REQUIREMENTS
Return all of the entries word for word, but omit the pictures they contain.

--- START PROVIDED MATERIAL ---

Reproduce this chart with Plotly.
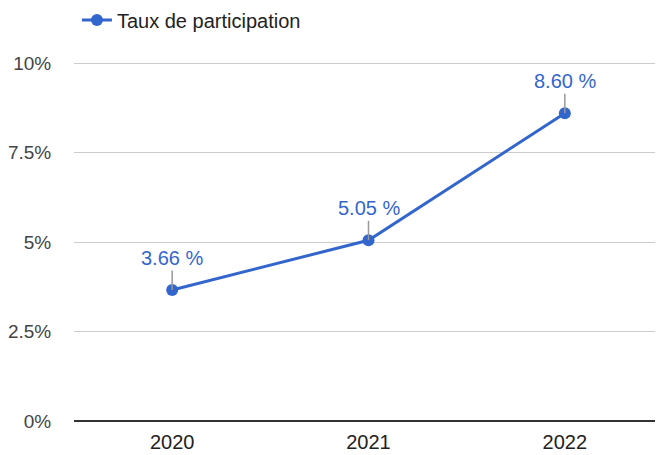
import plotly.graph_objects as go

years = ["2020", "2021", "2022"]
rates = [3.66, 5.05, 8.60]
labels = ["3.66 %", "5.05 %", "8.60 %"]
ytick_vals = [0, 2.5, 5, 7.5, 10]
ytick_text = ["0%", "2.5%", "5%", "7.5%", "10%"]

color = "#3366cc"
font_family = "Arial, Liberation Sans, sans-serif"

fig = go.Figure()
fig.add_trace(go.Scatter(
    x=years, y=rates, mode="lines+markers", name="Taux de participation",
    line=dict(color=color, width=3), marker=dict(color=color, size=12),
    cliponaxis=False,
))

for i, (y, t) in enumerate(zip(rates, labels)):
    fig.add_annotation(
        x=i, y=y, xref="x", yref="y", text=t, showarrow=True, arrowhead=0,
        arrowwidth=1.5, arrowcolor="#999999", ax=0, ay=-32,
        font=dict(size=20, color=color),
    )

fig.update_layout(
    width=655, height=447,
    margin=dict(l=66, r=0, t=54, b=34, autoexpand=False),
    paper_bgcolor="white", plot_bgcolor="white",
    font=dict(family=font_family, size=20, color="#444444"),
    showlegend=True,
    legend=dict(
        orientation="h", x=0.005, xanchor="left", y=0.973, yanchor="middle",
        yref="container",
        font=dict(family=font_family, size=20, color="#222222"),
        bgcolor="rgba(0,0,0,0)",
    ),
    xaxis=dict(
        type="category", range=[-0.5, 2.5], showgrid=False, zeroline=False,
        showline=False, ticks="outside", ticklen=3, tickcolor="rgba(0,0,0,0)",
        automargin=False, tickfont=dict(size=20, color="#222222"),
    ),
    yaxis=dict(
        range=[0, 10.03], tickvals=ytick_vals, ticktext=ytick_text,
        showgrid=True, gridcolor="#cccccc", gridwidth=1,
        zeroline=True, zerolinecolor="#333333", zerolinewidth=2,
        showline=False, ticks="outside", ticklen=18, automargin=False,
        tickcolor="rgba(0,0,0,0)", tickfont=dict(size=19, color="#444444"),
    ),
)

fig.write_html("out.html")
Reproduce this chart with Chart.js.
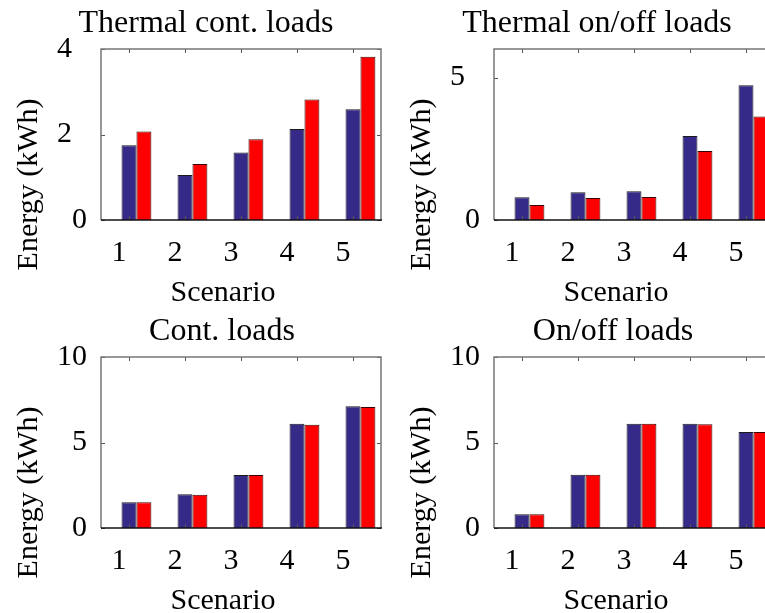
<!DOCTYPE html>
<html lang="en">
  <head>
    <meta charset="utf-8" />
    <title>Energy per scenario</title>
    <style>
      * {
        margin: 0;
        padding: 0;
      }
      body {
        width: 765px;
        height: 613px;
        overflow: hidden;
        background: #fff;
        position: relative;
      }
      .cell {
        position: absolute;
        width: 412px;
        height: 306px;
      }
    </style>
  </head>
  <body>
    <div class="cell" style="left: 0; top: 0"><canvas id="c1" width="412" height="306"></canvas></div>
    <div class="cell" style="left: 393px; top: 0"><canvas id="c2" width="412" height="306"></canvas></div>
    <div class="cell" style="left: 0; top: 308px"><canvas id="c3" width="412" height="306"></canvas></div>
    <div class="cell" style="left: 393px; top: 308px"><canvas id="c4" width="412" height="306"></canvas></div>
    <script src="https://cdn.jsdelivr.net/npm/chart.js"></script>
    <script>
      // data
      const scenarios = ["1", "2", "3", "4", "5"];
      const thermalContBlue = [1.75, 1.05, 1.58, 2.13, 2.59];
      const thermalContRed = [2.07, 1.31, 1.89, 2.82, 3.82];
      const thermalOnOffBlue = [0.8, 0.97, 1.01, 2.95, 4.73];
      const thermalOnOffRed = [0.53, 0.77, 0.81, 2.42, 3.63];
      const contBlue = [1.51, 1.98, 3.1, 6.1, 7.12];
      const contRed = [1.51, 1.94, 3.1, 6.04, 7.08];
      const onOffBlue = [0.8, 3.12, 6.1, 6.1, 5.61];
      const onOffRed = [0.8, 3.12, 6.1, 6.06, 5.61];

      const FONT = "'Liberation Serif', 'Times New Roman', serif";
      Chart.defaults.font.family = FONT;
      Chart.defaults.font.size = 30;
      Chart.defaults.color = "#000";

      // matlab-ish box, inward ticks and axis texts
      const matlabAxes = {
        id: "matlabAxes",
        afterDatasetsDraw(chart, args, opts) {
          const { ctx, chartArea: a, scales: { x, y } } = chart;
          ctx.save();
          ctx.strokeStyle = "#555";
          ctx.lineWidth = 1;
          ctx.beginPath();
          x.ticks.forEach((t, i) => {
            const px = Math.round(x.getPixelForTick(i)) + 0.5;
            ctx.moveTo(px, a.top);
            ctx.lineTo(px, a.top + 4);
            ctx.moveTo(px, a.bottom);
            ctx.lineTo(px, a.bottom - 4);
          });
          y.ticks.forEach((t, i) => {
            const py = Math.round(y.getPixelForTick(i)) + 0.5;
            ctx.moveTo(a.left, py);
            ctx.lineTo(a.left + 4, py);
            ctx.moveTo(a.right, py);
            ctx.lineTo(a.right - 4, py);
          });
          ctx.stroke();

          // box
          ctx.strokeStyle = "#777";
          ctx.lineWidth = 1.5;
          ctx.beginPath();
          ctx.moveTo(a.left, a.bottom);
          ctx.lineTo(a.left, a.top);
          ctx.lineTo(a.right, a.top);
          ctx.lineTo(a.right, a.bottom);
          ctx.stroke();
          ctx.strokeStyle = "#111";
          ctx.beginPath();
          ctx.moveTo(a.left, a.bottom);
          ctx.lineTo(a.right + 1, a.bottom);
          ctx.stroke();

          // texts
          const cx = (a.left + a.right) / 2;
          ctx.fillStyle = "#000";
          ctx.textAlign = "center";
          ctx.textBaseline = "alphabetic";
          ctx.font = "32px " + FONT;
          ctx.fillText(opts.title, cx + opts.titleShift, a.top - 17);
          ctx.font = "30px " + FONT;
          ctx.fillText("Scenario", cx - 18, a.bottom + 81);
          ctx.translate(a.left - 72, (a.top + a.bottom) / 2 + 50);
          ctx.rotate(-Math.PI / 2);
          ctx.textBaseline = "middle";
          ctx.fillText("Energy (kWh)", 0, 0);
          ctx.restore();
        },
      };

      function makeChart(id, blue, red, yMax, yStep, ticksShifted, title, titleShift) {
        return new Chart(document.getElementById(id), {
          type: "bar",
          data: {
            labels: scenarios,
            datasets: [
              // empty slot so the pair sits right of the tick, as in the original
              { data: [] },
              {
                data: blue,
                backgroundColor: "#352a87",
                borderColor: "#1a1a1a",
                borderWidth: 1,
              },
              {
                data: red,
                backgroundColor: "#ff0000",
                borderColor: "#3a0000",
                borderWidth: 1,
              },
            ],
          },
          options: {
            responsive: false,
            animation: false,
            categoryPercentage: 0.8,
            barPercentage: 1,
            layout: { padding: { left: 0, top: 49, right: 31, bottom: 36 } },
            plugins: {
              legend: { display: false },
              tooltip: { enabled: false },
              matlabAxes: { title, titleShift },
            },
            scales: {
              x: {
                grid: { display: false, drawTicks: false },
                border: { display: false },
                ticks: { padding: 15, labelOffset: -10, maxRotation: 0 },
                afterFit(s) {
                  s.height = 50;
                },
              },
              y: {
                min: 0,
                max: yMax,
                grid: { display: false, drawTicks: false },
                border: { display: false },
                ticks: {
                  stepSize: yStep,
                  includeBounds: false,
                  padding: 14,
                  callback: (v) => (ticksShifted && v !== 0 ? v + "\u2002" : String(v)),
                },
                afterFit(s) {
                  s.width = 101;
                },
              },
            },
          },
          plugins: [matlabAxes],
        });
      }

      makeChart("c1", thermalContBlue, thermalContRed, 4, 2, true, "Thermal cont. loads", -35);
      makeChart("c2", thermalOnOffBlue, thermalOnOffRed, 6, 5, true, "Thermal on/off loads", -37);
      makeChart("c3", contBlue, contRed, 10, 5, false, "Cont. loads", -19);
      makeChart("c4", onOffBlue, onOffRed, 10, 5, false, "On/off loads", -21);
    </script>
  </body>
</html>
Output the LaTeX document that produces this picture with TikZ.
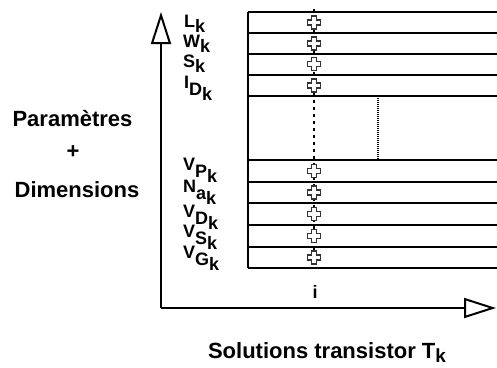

--- END PROVIDED MATERIAL ---

EXPECTED OUTPUT
Reproduce this chart with Plotly.
import plotly.graph_objects as go

years = ["2020", "2021", "2022"]
rates = [3.66, 5.05, 8.60]
labels = ["3.66 %", "5.05 %", "8.60 %"]
ytick_vals = [0, 2.5, 5, 7.5, 10]
ytick_text = ["0%", "2.5%", "5%", "7.5%", "10%"]

color = "#3366cc"
font_family = "Arial, Liberation Sans, sans-serif"

fig = go.Figure()
fig.add_trace(go.Scatter(
    x=years, y=rates, mode="lines+markers", name="Taux de participation",
    line=dict(color=color, width=3), marker=dict(color=color, size=12),
    cliponaxis=False,
))

for i, (y, t) in enumerate(zip(rates, labels)):
    fig.add_annotation(
        x=i, y=y, xref="x", yref="y", text=t, showarrow=True, arrowhead=0,
        arrowwidth=1.5, arrowcolor="#999999", ax=0, ay=-32,
        font=dict(size=20, color=color),
    )

fig.update_layout(
    width=655, height=447,
    margin=dict(l=66, r=0, t=54, b=34, autoexpand=False),
    paper_bgcolor="white", plot_bgcolor="white",
    font=dict(family=font_family, size=20, color="#444444"),
    showlegend=True,
    legend=dict(
        orientation="h", x=0.005, xanchor="left", y=0.973, yanchor="middle",
        yref="container",
        font=dict(family=font_family, size=20, color="#222222"),
        bgcolor="rgba(0,0,0,0)",
    ),
    xaxis=dict(
        type="category", range=[-0.5, 2.5], showgrid=False, zeroline=False,
        showline=False, ticks="outside", ticklen=3, tickcolor="rgba(0,0,0,0)",
        automargin=False, tickfont=dict(size=20, color="#222222"),
    ),
    yaxis=dict(
        range=[0, 10.03], tickvals=ytick_vals, ticktext=ytick_text,
        showgrid=True, gridcolor="#cccccc", gridwidth=1,
        zeroline=True, zerolinecolor="#333333", zerolinewidth=2,
        showline=False, ticks="outside", ticklen=18, automargin=False,
        tickcolor="rgba(0,0,0,0)", tickfont=dict(size=19, color="#444444"),
    ),
)

fig.write_html("out.html")
Reproduce this chart with Chart.js.
<!DOCTYPE html>
<html lang="en">
  <head>
    <meta charset="utf-8" />
    <title>Energy per scenario</title>
    <style>
      * {
        margin: 0;
        padding: 0;
      }
      body {
        width: 765px;
        height: 613px;
        overflow: hidden;
        background: #fff;
        position: relative;
      }
      .cell {
        position: absolute;
        width: 412px;
        height: 306px;
      }
    </style>
  </head>
  <body>
    <div class="cell" style="left: 0; top: 0"><canvas id="c1" width="412" height="306"></canvas></div>
    <div class="cell" style="left: 393px; top: 0"><canvas id="c2" width="412" height="306"></canvas></div>
    <div class="cell" style="left: 0; top: 308px"><canvas id="c3" width="412" height="306"></canvas></div>
    <div class="cell" style="left: 393px; top: 308px"><canvas id="c4" width="412" height="306"></canvas></div>
    <script src="https://cdn.jsdelivr.net/npm/chart.js"></script>
    <script>
      // data
      const scenarios = ["1", "2", "3", "4", "5"];
      const thermalContBlue = [1.75, 1.05, 1.58, 2.13, 2.59];
      const thermalContRed = [2.07, 1.31, 1.89, 2.82, 3.82];
      const thermalOnOffBlue = [0.8, 0.97, 1.01, 2.95, 4.73];
      const thermalOnOffRed = [0.53, 0.77, 0.81, 2.42, 3.63];
      const contBlue = [1.51, 1.98, 3.1, 6.1, 7.12];
      const contRed = [1.51, 1.94, 3.1, 6.04, 7.08];
      const onOffBlue = [0.8, 3.12, 6.1, 6.1, 5.61];
      const onOffRed = [0.8, 3.12, 6.1, 6.06, 5.61];

      const FONT = "'Liberation Serif', 'Times New Roman', serif";
      Chart.defaults.font.family = FONT;
      Chart.defaults.font.size = 30;
      Chart.defaults.color = "#000";

      // matlab-ish box, inward ticks and axis texts
      const matlabAxes = {
        id: "matlabAxes",
        afterDatasetsDraw(chart, args, opts) {
          const { ctx, chartArea: a, scales: { x, y } } = chart;
          ctx.save();
          ctx.strokeStyle = "#555";
          ctx.lineWidth = 1;
          ctx.beginPath();
          x.ticks.forEach((t, i) => {
            const px = Math.round(x.getPixelForTick(i)) + 0.5;
            ctx.moveTo(px, a.top);
            ctx.lineTo(px, a.top + 4);
            ctx.moveTo(px, a.bottom);
            ctx.lineTo(px, a.bottom - 4);
          });
          y.ticks.forEach((t, i) => {
            const py = Math.round(y.getPixelForTick(i)) + 0.5;
            ctx.moveTo(a.left, py);
            ctx.lineTo(a.left + 4, py);
            ctx.moveTo(a.right, py);
            ctx.lineTo(a.right - 4, py);
          });
          ctx.stroke();

          // box
          ctx.strokeStyle = "#777";
          ctx.lineWidth = 1.5;
          ctx.beginPath();
          ctx.moveTo(a.left, a.bottom);
          ctx.lineTo(a.left, a.top);
          ctx.lineTo(a.right, a.top);
          ctx.lineTo(a.right, a.bottom);
          ctx.stroke();
          ctx.strokeStyle = "#111";
          ctx.beginPath();
          ctx.moveTo(a.left, a.bottom);
          ctx.lineTo(a.right + 1, a.bottom);
          ctx.stroke();

          // texts
          const cx = (a.left + a.right) / 2;
          ctx.fillStyle = "#000";
          ctx.textAlign = "center";
          ctx.textBaseline = "alphabetic";
          ctx.font = "32px " + FONT;
          ctx.fillText(opts.title, cx + opts.titleShift, a.top - 17);
          ctx.font = "30px " + FONT;
          ctx.fillText("Scenario", cx - 18, a.bottom + 81);
          ctx.translate(a.left - 72, (a.top + a.bottom) / 2 + 50);
          ctx.rotate(-Math.PI / 2);
          ctx.textBaseline = "middle";
          ctx.fillText("Energy (kWh)", 0, 0);
          ctx.restore();
        },
      };

      function makeChart(id, blue, red, yMax, yStep, ticksShifted, title, titleShift) {
        return new Chart(document.getElementById(id), {
          type: "bar",
          data: {
            labels: scenarios,
            datasets: [
              // empty slot so the pair sits right of the tick, as in the original
              { data: [] },
              {
                data: blue,
                backgroundColor: "#352a87",
                borderColor: "#1a1a1a",
                borderWidth: 1,
              },
              {
                data: red,
                backgroundColor: "#ff0000",
                borderColor: "#3a0000",
                borderWidth: 1,
              },
            ],
          },
          options: {
            responsive: false,
            animation: false,
            categoryPercentage: 0.8,
            barPercentage: 1,
            layout: { padding: { left: 0, top: 49, right: 31, bottom: 36 } },
            plugins: {
              legend: { display: false },
              tooltip: { enabled: false },
              matlabAxes: { title, titleShift },
            },
            scales: {
              x: {
                grid: { display: false, drawTicks: false },
                border: { display: false },
                ticks: { padding: 15, labelOffset: -10, maxRotation: 0 },
                afterFit(s) {
                  s.height = 50;
                },
              },
              y: {
                min: 0,
                max: yMax,
                grid: { display: false, drawTicks: false },
                border: { display: false },
                ticks: {
                  stepSize: yStep,
                  includeBounds: false,
                  padding: 14,
                  callback: (v) => (ticksShifted && v !== 0 ? v + "\u2002" : String(v)),
                },
                afterFit(s) {
                  s.width = 101;
                },
              },
            },
          },
          plugins: [matlabAxes],
        });
      }

      makeChart("c1", thermalContBlue, thermalContRed, 4, 2, true, "Thermal cont. loads", -35);
      makeChart("c2", thermalOnOffBlue, thermalOnOffRed, 6, 5, true, "Thermal on/off loads", -37);
      makeChart("c3", contBlue, contRed, 10, 5, false, "Cont. loads", -19);
      makeChart("c4", onOffBlue, onOffRed, 10, 5, false, "On/off loads", -21);
    </script>
  </body>
</html>
Output the LaTeX document that produces this picture with TikZ.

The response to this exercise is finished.